Startups are hard in what sense? Sure, long days can contribute to fatigue and make things physically and emotionally harder. When I worked in a sock factory during high school, those were some long days. Hot too. Working with guys that went behind the building during lunch to pound a 40. They wanted to arm-wrestle me for money (while they were half drunk). Then there was the summer I installed insulation in new homes. You’re supposed to wear masks when handling that stuff, but the guys I worked with didn’t care about that. They breathed it in and had raspy coughs to go with it. It was as hot as an oven during summers wearing the masks and it wasn’t fun crawling around with snakes underneath homes. To me, that was “hard”.
But Robbie, when they say “hard”, they are talking about mentally hard, not physically hard. Ok, what I think of as mentally hard is waking up every day to a corporate job that makes me want to jump off a building because the policies and projects are so mundane and uninteresting that you spend half your time surfing the web just to stave off boredom.

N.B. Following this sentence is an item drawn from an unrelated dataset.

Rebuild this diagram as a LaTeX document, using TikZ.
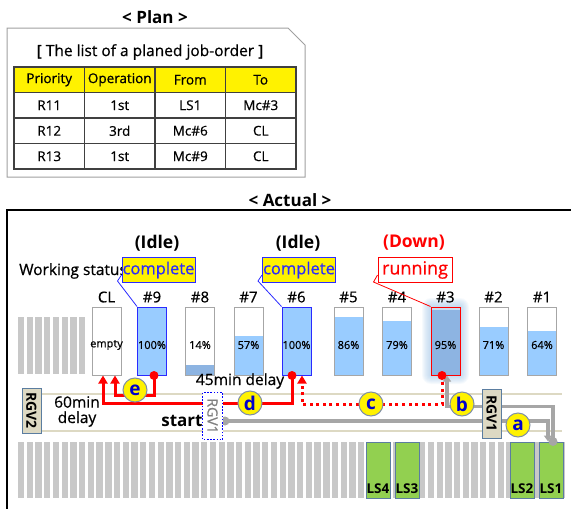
\documentclass[tikz,border=0pt]{standalone}
\usepackage{fontspec}
\setmainfont{Open Sans}[UprightFeatures={FakeBold=0.6}]
\usetikzlibrary{arrows.meta}
\newcommand\fsz[1]{\fontsize{#1}{#1}\selectfont}
\definecolor{plangray}{HTML}{A0A0A0}
\definecolor{tabgray}{HTML}{404040}
\definecolor{barblue}{HTML}{99CCFF}
\definecolor{bardark}{HTML}{8DB4E2}
\definecolor{bargray}{HTML}{A6A6A6}
\definecolor{bblue}{HTML}{2A2AFF}
\definecolor{stripe}{HTML}{C8C8C8}
\definecolor{track}{HTML}{DDD9C3}
\definecolor{beige}{HTML}{DDD9C3}
\definecolor{slate}{HTML}{5B7DA0}
\definecolor{lsgreen}{HTML}{92D050}
\definecolor{pathgray}{HTML}{A6A6A6}
\definecolor{circgray}{HTML}{7F8FA6}
\definecolor{letterblue}{HTML}{0000CC}
\definecolor{glow}{HTML}{9DC3E6}
\begin{document}
\begin{tikzpicture}[x=1pt,y=-1pt,
  cell/.style={draw=tabgray, line width=1.3pt, minimum width=70.5pt, minimum height=25.5pt, inner sep=0pt, font=\fsz{13.5}},
  bar/.style={draw=bargray, line width=1pt, minimum width=29pt, minimum height=68pt, inner sep=0pt},
  fillpct/.style 2 args={path picture={\fill[#2] (path picture bounding box.south west) rectangle ++(29,-0.68*#1);}},
  pct/.style={font=\fsz{11}, inner sep=0pt},
  collab/.style={font=\fsz{15}, inner sep=0pt},
  callout/.style={minimum width=73pt, minimum height=25pt, inner sep=0pt, font=\fsz{16.5}, line width=1pt},
  lbl/.style={circle, fill=yellow, draw=circgray, line width=1pt, minimum size=24pt, inner sep=0pt, text=letterblue, font=\bfseries\fsz{19}},
  rgv/.style={rotate=-90, fill=beige, draw=slate, line width=1pt, inner sep=0pt, font=\bfseries\fsz{14}},
  lsbox/.style={fill=lsgreen, draw=slate, line width=1pt, minimum width=24pt, minimum height=56pt, inner sep=0pt},
  lstext/.style={font=\bfseries\fsz{13.5}, inner sep=0pt},
  redln/.style={red, line width=3pt},
  reddot/.style={red, line width=3pt, dash pattern=on 3pt off 3.6pt},
  grayln/.style={pathgray, line width=3.5pt},
  redtip/.style={-{Triangle[length=8pt,width=9pt]}},
  graytip/.style={-{Triangle[length=6pt,width=8pt]}}
]
\useasboundingbox (0,0) rectangle (571,509);
% ---------------- Plan ----------------
\node[font=\bfseries\fsz{17}] (plantitle) at (155,17) {< Plan >};
\draw[plangray, line width=1pt] (7,28) -- (288,28) -- (305,45) -- (305,177) -- (7,177) -- cycle;
\node[font=\fsz{15.5}] (listtitle) at (150,52) {[ The list of a planed job-order ]};
\node[cell, fill=yellow] (h1) at (49.25,79.75) {Priority};
\node[cell, fill=yellow] (h2) at (119.75,79.75) {Operation};
\node[cell, fill=yellow] (h3) at (190.25,79.75) {From};
\node[cell, fill=yellow] (h4) at (260.75,79.75) {To};
\node[cell] (a1) at (49.25,105.25) {R11};
\node[cell] (a2) at (119.75,105.25) {1st};
\node[cell] (a3) at (190.25,105.25) {LS1};
\node[cell] (a4) at (260.75,105.25) {Mc\#3};
\node[cell] (b1) at (49.25,130.75) {R12};
\node[cell] (b2) at (119.75,130.75) {3rd};
\node[cell] (b3) at (190.25,130.75) {Mc\#6};
\node[cell] (b4) at (260.75,130.75) {CL};
\node[cell] (c1) at (49.25,156.25) {R13};
\node[cell] (c2) at (119.75,156.25) {1st};
\node[cell] (c3) at (190.25,156.25) {Mc\#9};
\node[cell] (c4) at (260.75,156.25) {CL};
% ---------------- Actual ----------------
\node[font=\bfseries\fsz{17}] (acttitle) at (290,200) {< Actual >};
\draw[black, line width=1.3pt] (7,515) -- (7,210) -- (575,210);
% stripes
\foreach \i in {0,...,7} \fill[stripe] (18+\i*8.72,317) rectangle ++(6.3,57);
\foreach \i in {0,...,62} \fill[stripe] (18+\i*8.72,442) rectangle ++(6.3,56);
\draw[track, line width=1.5pt] (41,394) -- (562,394);
\draw[track, line width=1.5pt] (41,431) -- (562,431);
% glow around #3
\foreach \i in {1,...,9} \fill[glow, opacity=0.09, rounded corners=\i pt] (431-\i,307-\i) rectangle (460+\i,375+\i);
% bars
\node[bar] (cl) at (106.5,341) {};
\node[bar, fill=barblue, draw=bblue] (m9) at (152,341) {};
\node[bar, fillpct={14}{bardark}] (m8) at (200,341) {};
\node[bar, fillpct={57}{barblue}] (m7) at (248.5,341) {};
\node[bar, fill=barblue, draw=bblue] (m6) at (296.5,341) {};
\node[bar, fillpct={86}{barblue}] (m5) at (348.5,341) {};
\node[bar, fillpct={79}{barblue}] (m4) at (397,341) {};
\node[bar, fillpct={95}{bardark}, draw=red] (m3) at (445.5,341) {};
\node[bar, fillpct={71}{barblue}] (m2) at (493.5,341) {};
\node[bar, fillpct={64}{barblue}] (m1) at (542,341) {};
\node[pct] (clt) at (106.5,345) {empty};
\node[pct] (m9t) at (152,345) {100\%};
\node[pct] (m8t) at (200,345) {14\%};
\node[pct] (m7t) at (248.5,345) {57\%};
\node[pct] (m6t) at (296.5,345) {100\%};
\node[pct] (m5t) at (348.5,345) {86\%};
\node[pct] (m4t) at (397,345) {79\%};
\node[pct] (m3t) at (445.5,345) {95\%};
\node[pct] (m2t) at (493.5,345) {71\%};
\node[pct] (m1t) at (542,345) {64\%};
\node[collab] (cll) at (106.5,297) {CL};
\node[collab] (m9l) at (152,297) {\#9};
\node[collab] (m8l) at (200,297) {\#8};
\node[collab] (m7l) at (248.5,297) {\#7};
\node[collab] (m6l) at (296.5,297) {\#6};
\node[collab] (m5l) at (348.5,297) {\#5};
\node[collab] (m4l) at (397,297) {\#4};
\node[collab] (m3l) at (445.5,297) {\#3};
\node[collab] (m2l) at (493.5,297) {\#2};
\node[collab] (m1l) at (542,297) {\#1};
% status texts
\node[anchor=west, font=\fsz{15.5}, inner sep=0pt] (ws) at (19,271) {Working status};
\node[font=\bfseries\fsz{17.5}] (idle1) at (157,243) {(Idle)};
\node[font=\bfseries\fsz{17.5}] (idle2) at (298,243) {(Idle)};
\node[font=\bfseries\fsz{17.5}, text=red] (down) at (414,243) {(Down)};
\node[callout, fill=yellow, draw=bblue, text=bblue] (comp1) at (158.5,270) {complete};
\node[callout, fill=yellow, draw=bblue, text=bblue] (comp2) at (299,270) {complete};
\node[callout, fill=white, draw=red, text=red, minimum width=74pt, font=\fsz{18}] (run) at (415,270) {running};
\draw[bblue, line width=0.8pt] ([yshift=-5pt]comp1.west) -- ++(-4,6) -- (m9.north west);
\draw[bblue, line width=0.8pt] ([yshift=-5pt]comp2.west) -- ++(-4,6) -- (m6.north west);
\draw[red, line width=0.8pt] ([yshift=-5pt]run.west) -- ++(-4,7) -- (m3.north west);
% LS boxes
\node[lsbox] (ls4) at (378,470) {};
\node[lsbox] (ls3) at (407,470) {};
\node[lsbox] (ls2) at (522,470) {};
\node[lsbox] (ls1) at (551,470) {};
\node[lstext] (ls4t) at (378,489) {LS4};
\node[lstext] (ls3t) at (407,489) {LS3};
\node[lstext] (ls2t) at (522,489) {LS2};
\node[lstext] (ls1t) at (551,489) {LS1};
% start RGV1 (dotted) position
\coordinate (startpt) at (225,421);
% paths
\draw[grayln, graytip] (startpt) -| ([xshift=-3pt]ls1.north);
\draw[grayln, graytip] ([xshift=2pt]ls1.north) -- ++(0,-35) -| ([xshift=1.5pt]m3.south);
\draw[reddot, redtip] ([xshift=-3.5pt]m3.south) -- ++(0,29) -| ([xshift=5.5pt]m6.south);
\draw[redln, redtip] ([xshift=-4.5pt]m6.south) -- ++(0,28) -| ([xshift=-3.5pt]cl.south);
\draw[redln, redtip] ([xshift=2pt]m9.south) -- ++(0,20) -| ([xshift=8.5pt]cl.south);
\fill[pathgray] (startpt) circle (4.5);
\fill[pathgray] ([xshift=2pt]ls1.north) circle (4.5);
\fill[red] ([xshift=-3.5pt]m3.south) circle (4.5);
\fill[red] ([xshift=-4.5pt]m6.south) circle (4.5);
\fill[red] ([xshift=2pt]m9.south) circle (4.5);
\node[rgv, fill=white, draw=blue, dash pattern=on 1.6pt off 1.6pt, line width=1.6pt, font=\fsz{14}, text=gray, minimum width=47pt, minimum height=20pt] (rgvs) at (212.5,416) {RGV1};
% RGV boxes
\node[rgv, minimum width=45pt, minimum height=19pt] (rgv2) at (31.5,410.5) {RGV2};
\node[rgv, minimum width=49pt, minimum height=19pt] (rgv1) at (491.5,413.5) {RGV1};
% circles
\node[lbl] (la) at (518,425) {a};
\node[lbl] (lb) at (462,404) {b};
\node[lbl] (lc) at (371,404) {c};
\node[lbl] (ld) at (250,403) {d};
\node[lbl] (le) at (135,390) {e};
% texts
\node[font=\fsz{15.5}, inner sep=0pt] (d60a) at (77,402) {60min};
\node[font=\fsz{15.5}, inner sep=0pt] (d60b) at (77,419) {delay};
\node[font=\fsz{15.5}, inner sep=0pt] (d45) at (240,381) {45min delay};
\node[font=\bfseries\fsz{17}, inner sep=0pt] (start) at (182,421) {start};
\end{tikzpicture}
\end{document}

How about trying to get motivated to do a big presentation on a topic you don’t really care about to a group of people that don’t really care about it either only to find out at the end of it that your project is #11 on the list so in 5-6 years you may get some resources to work on it.
Sorry, but I don’t find the life of a startup “hard”. And if you think it is “hard”, maybe the startup life isn’t for you. If you find it hard, you’ll likely never make it anyway. I believe the #1 controllable success factor for smart people succeeding with a startup is just to stick with it. If you aren’t passionate about the thing you are working on, you likely won’t stay in the game long enough to be successful. When I read posts about startups being so hard, I think those people are close to the end of their rope just like I knew I was at the end of mine when I started complaining about how hard it was at a big company.
Coming in to an office every day that I picked out with a group of guys I hired on projects I designed feels like heaven to me. Yes, there are parts to running a company that aren’t fun and I don’t enjoy as much, but in the grand scheme that’s the cost of doing business and far from the days of arm-wrestling drunk guys for money.